Leadership Lifter: Letting Go of the Past – Part 3

by Rick Warren

For the last two months we have been looking at how to let go of the past and move towards a more healthy future. We looked at two things you must do to move forward: I must give up my grudges and I must give up my grief. This month I will conclude the series with the final thing that is required for you to keep from getting stuck in the past. 


Some people refuse to accept forgiveness from God. They hang on to their guilt. They hold on to it. They lock themselves into a prison as if their paying for their own sins.  
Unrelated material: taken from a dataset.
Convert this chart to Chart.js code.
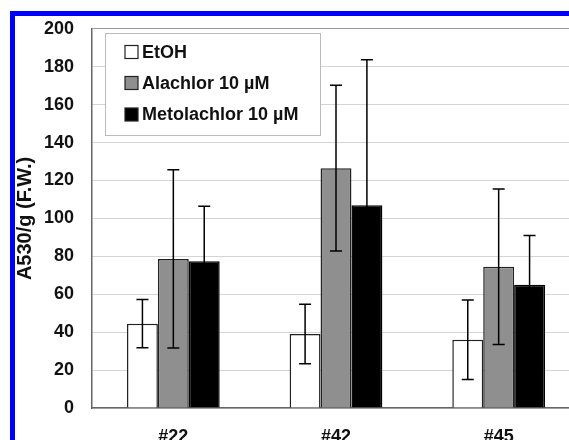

This is from letter received by a friend of mine who is a pastor at another church: “I’m 31 years old and divorced. Though I fought the divorce bitterly I feel bad because it went ahead anyway and I now feel badly that I have no hope for the future. Often I go home from church and cry but there’s no one to hold me when I cry. No one cares. I’ve begged God for the grace to be single for His glory and to fix my eyes on Jesus, but nothing changes. I continue to fail. I’m a basket case emotionally or on the verge of a collapse. Something is very wrong. I’m so crippled and embittered that I can scarcely relate to anybody else anymore. I feel as if I will have to set out the rest of my life in the penalty box.” 

That describes so many people that I have met. I’ve met 13-year olds who feel that they are in the penalty box of life. “I’ve made a mistake and blew it! Therefore the rest of my life is Plan B. I can no longer have God’s best for my life because I’ve made some dumb mistakes. Stupid, silly mistakes, therefore the rest of my life is wasted.” If that’s the way you feel, you are wrong! If I believed that, I wouldn’t be here. There is hope. That is the message of the good news, that we have a forgiving and gracious God; the God of the second chance. But you’ve got to give up your guilt.  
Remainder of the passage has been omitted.